• [AIM] Identify the lines bearing the string "chart" and gather them.

• [GIVEN DATA]
++++++++++
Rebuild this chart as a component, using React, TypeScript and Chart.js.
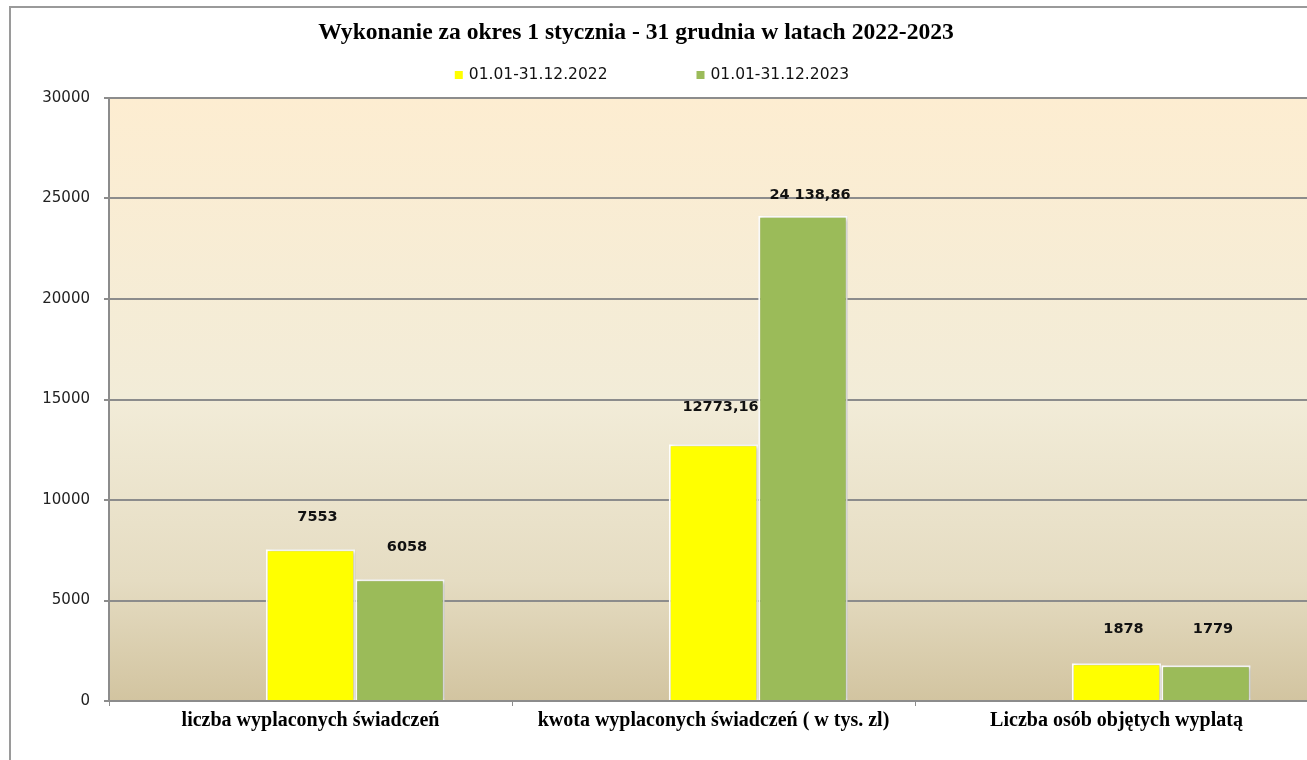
++++++++++
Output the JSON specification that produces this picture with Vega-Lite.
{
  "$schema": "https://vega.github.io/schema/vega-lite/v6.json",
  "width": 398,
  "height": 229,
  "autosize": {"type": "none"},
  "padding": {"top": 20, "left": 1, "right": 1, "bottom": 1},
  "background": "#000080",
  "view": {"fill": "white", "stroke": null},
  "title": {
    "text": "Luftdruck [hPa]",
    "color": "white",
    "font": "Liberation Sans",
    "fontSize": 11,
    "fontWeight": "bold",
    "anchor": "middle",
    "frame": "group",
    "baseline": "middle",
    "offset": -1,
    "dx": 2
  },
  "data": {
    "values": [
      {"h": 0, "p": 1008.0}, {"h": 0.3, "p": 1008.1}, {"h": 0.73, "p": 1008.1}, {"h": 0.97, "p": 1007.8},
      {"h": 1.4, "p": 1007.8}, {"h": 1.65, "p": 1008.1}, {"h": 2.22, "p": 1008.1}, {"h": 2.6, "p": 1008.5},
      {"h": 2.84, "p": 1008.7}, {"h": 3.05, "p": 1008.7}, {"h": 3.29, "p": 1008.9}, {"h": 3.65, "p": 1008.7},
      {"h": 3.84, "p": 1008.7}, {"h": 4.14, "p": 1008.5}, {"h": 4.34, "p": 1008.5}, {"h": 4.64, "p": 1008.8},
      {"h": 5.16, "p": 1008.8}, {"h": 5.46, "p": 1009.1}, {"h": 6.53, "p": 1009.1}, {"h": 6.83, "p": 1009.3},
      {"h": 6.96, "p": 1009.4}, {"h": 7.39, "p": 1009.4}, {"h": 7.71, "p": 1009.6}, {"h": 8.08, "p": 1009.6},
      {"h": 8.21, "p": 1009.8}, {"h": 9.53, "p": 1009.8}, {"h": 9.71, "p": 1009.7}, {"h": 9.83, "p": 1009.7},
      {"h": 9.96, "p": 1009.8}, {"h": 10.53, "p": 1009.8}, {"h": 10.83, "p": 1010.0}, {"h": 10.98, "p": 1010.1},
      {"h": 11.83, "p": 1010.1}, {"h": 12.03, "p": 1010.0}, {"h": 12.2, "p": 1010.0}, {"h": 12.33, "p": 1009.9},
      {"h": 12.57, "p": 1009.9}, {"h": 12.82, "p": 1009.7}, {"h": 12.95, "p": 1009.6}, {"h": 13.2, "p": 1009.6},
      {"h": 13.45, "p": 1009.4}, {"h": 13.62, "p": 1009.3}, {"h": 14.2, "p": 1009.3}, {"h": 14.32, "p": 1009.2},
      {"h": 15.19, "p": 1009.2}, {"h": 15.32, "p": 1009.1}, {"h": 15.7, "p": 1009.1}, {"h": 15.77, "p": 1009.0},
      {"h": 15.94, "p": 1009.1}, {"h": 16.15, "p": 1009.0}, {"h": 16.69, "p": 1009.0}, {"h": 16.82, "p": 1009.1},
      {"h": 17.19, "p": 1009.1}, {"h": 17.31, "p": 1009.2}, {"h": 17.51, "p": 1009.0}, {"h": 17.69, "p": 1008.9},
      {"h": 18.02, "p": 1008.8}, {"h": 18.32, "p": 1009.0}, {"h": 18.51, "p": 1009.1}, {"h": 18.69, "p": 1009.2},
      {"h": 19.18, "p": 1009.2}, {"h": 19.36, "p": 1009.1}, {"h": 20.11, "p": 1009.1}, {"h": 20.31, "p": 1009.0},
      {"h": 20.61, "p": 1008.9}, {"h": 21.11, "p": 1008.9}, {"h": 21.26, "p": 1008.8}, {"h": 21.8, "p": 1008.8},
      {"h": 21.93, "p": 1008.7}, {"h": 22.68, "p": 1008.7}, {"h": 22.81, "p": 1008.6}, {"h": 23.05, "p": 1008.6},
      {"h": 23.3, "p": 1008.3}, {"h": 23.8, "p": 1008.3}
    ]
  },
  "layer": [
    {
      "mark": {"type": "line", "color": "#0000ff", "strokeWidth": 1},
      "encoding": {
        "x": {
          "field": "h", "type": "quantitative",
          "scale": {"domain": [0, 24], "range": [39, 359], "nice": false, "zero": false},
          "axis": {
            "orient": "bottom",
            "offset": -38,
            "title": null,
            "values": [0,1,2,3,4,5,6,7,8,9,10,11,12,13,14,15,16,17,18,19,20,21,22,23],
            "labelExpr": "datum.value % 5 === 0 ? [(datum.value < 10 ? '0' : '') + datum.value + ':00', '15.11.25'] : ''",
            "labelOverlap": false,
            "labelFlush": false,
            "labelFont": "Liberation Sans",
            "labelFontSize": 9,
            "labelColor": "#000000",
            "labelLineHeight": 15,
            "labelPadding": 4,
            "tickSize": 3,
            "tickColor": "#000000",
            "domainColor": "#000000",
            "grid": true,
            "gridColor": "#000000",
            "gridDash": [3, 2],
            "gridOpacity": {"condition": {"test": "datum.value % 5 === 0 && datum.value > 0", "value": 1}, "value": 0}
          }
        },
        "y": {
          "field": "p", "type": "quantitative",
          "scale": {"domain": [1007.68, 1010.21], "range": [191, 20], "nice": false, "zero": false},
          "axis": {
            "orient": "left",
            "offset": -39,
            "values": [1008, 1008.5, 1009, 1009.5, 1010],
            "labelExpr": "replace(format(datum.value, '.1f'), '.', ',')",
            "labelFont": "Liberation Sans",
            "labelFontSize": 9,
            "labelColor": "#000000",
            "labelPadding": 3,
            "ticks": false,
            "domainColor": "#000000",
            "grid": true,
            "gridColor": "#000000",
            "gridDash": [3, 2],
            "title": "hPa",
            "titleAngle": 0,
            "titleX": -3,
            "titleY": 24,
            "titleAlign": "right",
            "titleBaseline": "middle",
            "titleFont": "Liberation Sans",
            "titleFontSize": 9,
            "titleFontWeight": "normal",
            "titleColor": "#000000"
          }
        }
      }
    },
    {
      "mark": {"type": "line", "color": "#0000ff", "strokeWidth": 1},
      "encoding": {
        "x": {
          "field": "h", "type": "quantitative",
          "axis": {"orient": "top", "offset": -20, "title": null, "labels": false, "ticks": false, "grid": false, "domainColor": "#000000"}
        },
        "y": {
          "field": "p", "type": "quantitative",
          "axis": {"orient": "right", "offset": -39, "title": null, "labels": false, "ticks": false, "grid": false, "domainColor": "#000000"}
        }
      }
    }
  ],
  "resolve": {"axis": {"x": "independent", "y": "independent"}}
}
++++++++++
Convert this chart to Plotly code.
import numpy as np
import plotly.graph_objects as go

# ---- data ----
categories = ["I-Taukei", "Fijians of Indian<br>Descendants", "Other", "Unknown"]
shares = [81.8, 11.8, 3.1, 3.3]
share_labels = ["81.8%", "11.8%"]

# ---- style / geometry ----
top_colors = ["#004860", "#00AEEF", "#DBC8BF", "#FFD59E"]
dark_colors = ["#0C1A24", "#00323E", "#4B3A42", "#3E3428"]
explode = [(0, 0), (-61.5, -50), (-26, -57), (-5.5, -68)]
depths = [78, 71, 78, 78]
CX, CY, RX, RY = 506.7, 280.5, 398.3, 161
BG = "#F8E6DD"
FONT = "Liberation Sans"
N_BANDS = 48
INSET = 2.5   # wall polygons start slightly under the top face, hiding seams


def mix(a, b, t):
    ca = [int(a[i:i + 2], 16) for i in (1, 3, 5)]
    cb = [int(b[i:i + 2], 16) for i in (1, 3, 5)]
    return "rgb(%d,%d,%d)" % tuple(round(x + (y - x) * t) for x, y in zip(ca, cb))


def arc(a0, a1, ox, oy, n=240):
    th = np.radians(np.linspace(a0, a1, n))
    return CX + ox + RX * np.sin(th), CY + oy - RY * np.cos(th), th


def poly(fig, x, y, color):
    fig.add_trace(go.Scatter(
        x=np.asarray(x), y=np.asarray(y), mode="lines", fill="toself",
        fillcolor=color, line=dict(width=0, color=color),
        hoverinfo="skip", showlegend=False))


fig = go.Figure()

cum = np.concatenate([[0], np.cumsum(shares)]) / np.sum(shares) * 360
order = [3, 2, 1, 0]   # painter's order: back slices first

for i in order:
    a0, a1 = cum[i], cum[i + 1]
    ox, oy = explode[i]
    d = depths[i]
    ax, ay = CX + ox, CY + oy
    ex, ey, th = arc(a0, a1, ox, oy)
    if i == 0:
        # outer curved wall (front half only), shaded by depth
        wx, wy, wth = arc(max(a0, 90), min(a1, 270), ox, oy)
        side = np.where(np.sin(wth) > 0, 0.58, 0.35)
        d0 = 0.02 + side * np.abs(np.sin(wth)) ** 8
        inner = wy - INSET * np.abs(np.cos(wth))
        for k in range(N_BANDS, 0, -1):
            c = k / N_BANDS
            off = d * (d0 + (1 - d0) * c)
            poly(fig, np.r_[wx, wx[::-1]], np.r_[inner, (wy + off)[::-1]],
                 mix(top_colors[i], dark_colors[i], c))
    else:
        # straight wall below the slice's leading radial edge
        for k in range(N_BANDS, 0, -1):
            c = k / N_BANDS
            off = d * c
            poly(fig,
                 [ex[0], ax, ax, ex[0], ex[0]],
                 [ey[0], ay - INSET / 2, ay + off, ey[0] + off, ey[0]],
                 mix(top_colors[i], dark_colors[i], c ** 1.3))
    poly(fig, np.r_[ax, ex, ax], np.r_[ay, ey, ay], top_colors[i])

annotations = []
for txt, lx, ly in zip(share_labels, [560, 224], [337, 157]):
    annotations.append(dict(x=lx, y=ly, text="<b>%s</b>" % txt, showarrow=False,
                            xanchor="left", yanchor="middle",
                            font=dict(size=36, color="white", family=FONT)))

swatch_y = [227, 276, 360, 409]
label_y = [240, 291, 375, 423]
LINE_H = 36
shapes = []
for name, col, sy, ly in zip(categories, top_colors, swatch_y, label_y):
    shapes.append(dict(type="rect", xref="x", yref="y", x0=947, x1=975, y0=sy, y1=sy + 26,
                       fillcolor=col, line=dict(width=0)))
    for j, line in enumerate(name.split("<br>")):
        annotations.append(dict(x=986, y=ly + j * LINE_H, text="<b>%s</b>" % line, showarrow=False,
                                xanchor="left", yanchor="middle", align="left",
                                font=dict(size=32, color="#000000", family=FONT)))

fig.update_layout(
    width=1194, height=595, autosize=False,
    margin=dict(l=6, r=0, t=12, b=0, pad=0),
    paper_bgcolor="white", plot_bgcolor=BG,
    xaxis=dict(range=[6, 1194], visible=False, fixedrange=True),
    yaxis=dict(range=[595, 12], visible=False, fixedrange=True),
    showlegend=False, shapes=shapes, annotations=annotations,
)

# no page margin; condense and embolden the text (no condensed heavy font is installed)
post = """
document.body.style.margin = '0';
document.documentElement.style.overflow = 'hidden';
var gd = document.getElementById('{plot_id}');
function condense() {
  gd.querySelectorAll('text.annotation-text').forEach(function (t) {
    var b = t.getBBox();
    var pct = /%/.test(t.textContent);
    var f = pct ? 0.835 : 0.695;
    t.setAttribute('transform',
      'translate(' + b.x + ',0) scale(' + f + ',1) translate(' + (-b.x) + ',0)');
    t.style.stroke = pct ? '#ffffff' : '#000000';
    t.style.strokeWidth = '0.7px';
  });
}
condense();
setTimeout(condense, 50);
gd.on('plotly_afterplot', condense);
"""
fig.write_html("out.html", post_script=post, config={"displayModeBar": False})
++++++++++
• [WRITTEN SOLUTION]
Rebuild this chart as a component, using React, TypeScript and Chart.js.
Convert this chart to Plotly code.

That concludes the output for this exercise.